The Student Senate voted Tuesday night 33-15 to remove the flag, with one person abstaining. That followed a protest against the flag on Friday afternoon by the student chapter of the NAACP. Six non-students from the International Keystone Knights, a Ku Klux Klan-affiliated group, showed up to counter-protest, leading to a brief verbal confrontation before campus police intervened:

After the vote to remove the flag passed, student body executives issued a statement congratulating the student legislators for “prioritizing students’ interests above personal amibition and prejudice.”

The controversy is taking over the school’s Facebook page, and opinions, as you might guess, are divided:

Ole Miss has been (very) slowly pulling away from using Confederate symbolism to represent the school. In 1982, cheerleaders would sing “Dixie” while the Confederate flag waved at football games.
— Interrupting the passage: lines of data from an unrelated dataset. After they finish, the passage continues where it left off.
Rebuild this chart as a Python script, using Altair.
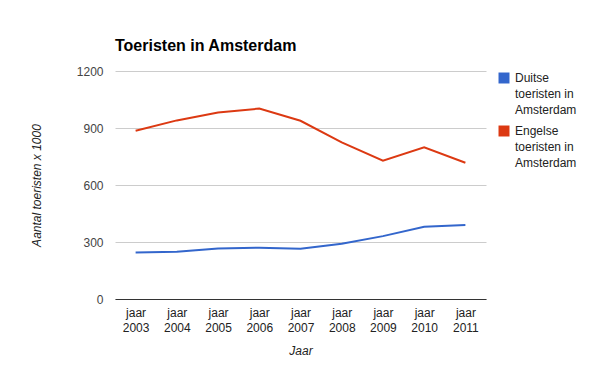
import altair as alt
import pandas as pd

years = ["2003", "2004", "2005", "2006", "2007", "2008", "2009", "2010", "2011"]
series_names = ["Duitse toeristen in Amsterdam", "Engelse toeristen in Amsterdam"]
duitse = [245, 249, 266, 270, 265, 291, 331, 380, 389]
engelse = [886, 940, 982, 1002, 938, 824, 728, 798, 717]
colors = ["#3366cc", "#dc3912"]
y_ticks = [0, 300, 600, 900, 1200]

rows = []
for name, vals in zip(series_names, [duitse, engelse]):
    for y, v in zip(years, vals):
        rows.append({"jaar": y, "serie": name, "waarde": v})
df = pd.DataFrame(rows)

FONT = "Liberation Sans"

x_enc = alt.X("jaar:N", sort=years,
              scale=alt.Scale(paddingInner=0, paddingOuter=0),
              axis=alt.Axis(title="Jaar", labelAngle=0,
                            labelExpr="['jaar', datum.label]",
                            labelLineHeight=15, labelPadding=8,
                            labelFontSize=12, labelColor="#222",
                            ticks=False, domainColor="#333",
                            titleFontStyle="italic", titleFontWeight="normal",
                            titleFontSize=12, titleColor="#222",
                            titleY=51, titleBaseline="middle"))
y_enc = alt.Y("waarde:Q",
              scale=alt.Scale(domain=[0, 1200], nice=False),
              axis=alt.Axis(title="Aantal toeristen x 1000", values=y_ticks,
                            format="d", labelLineHeight=14,
                            labelFontSize=12, labelColor="#444", labelPadding=12,
                            ticks=False, domain=False, gridColor="#ccc",
                            titleFontStyle="italic", titleFontWeight="normal",
                            titleFontSize=12, titleColor="#222",
                            titleX=-79, titleY=114, titleAngle=270,
                            titleAlign="center", titleBaseline="middle"))

chart = alt.Chart(df).mark_line(strokeWidth=2).encode(
    x=x_enc, y=y_enc,
    color=alt.Color("serie:N",
                    scale=alt.Scale(domain=series_names, range=colors),
                    legend=alt.Legend(title=None, orient="none",
                                      legendX=383, legendY=1,
                                      symbolType="square", symbolSize=30,
                                      symbolStrokeWidth=5.5,
                                      labelFontSize=12, labelColor="#222",
                                      labelOffset=5,
                                      labelExpr="split(replace(datum.label, ' toeristen in ', '|toeristen in|'), '|')",
                                      rowPadding=1)),
).properties(
    width=371, height=228,
    title=alt.TitleParams("Toeristen in Amsterdam", anchor="start", frame="group",
                          fontSize=16, fontWeight="bold", color="#000",
                          baseline="alphabetic", offset=14, dy=16),
    autosize=alt.AutoSizeParams(type="none"),
    padding={"left": 107, "top": 63, "right": 100, "bottom": 60},
).configure(font=FONT, style={"guide-label": {"lineHeight": 16}}).configure_view(stroke=None)

chart.save("out.html", embed_options={"renderer": "svg", "actions": False})
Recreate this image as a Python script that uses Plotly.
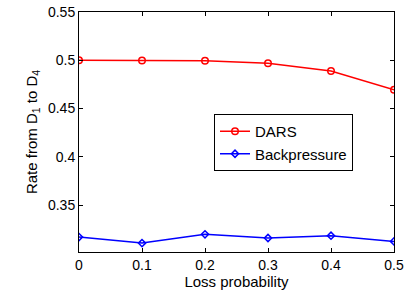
import plotly.graph_objects as go

loss_prob = [0, 0.1, 0.2, 0.3, 0.4, 0.5]
dars = [0.5, 0.4997, 0.4994, 0.4969, 0.4889, 0.4695]
backpressure = [0.317, 0.3107, 0.3198, 0.316, 0.3184, 0.3125]
x_ticks = [0, 0.1, 0.2, 0.3, 0.4, 0.5]
y_ticks = [0.35, 0.4, 0.45, 0.5, 0.55]

FONT = "Liberation Sans, Arial, Helvetica"

fig = go.Figure()
fig.add_trace(go.Scatter(x=loss_prob, y=dars, name="DARS", mode="lines+markers",
                         line=dict(color="#ff0000", width=1.5),
                         marker=dict(symbol="circle-open", size=6.5, color="#ff0000", line=dict(width=1.5))))
fig.add_trace(go.Scatter(x=loss_prob, y=backpressure, name="Backpressure", mode="lines+markers",
                         line=dict(color="#0000ff", width=1.5),
                         marker=dict(symbol="diamond-open", size=5.5, color="#0000ff", line=dict(width=1.5))))

axis_common = dict(showgrid=False, zeroline=False, showline=True, linecolor="black", linewidth=1,
                   mirror="ticks", ticks="inside", ticklen=4, tickcolor="black", automargin=False,
                   ticklabeloverflow="allow",
                   tickfont=dict(family=FONT, size=14, color="black"))
fig.update_xaxes(range=[0, 0.5], tickvals=x_ticks, ticktext=["0", "0.1", "0.2", "0.3", "0.4", "0.5"],
                 title=dict(text="Loss probability", font=dict(family=FONT, size=15, color="black"), standoff=0),
                 **axis_common)
fig.update_yaxes(range=[0.3015, 0.55], tickvals=y_ticks, ticktext=["0.35", "0.4", "0.45", "0.5", "0.55"],
                 title=dict(text="Rate from D<sub>1</sub> to D<sub>4</sub>", font=dict(family=FONT, size=15, color="black"), standoff=6),
                 **axis_common)
fig.update_layout(width=408, height=295, margin=dict(l=79, r=14, t=12, b=43),
                  paper_bgcolor="white", plot_bgcolor="white",
                  legend=dict(x=0.4286, y=0.575, xanchor="left", yanchor="top",
                              bgcolor="white", bordercolor="black", borderwidth=1,
                              font=dict(family=FONT, size=15, color="black"),
                              tracegroupgap=0),
                  showlegend=True)
fig.write_html("out.html", config={"displayModeBar": False},
               post_script="document.body.style.margin='0';document.body.style.overflow='hidden';")
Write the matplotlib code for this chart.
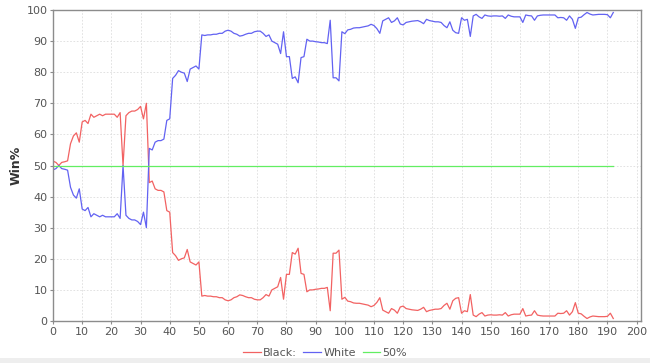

But John Hawkins, the school’s first black cheerleader, refused to wave the flag, and by 1998, the school’s then-chancellor prohibited the Confederate flag from being brought into the stadium either by cheerleaders or by fans.

While Ole Miss’s football team is still called the Rebels,the university stopped using Colonel Reb (a Colonel Sanders-looking white Southerner leaning on a cane) as its mascot in 2003. He was replaced in 2010 by Rebel Black Bear, who is a bear.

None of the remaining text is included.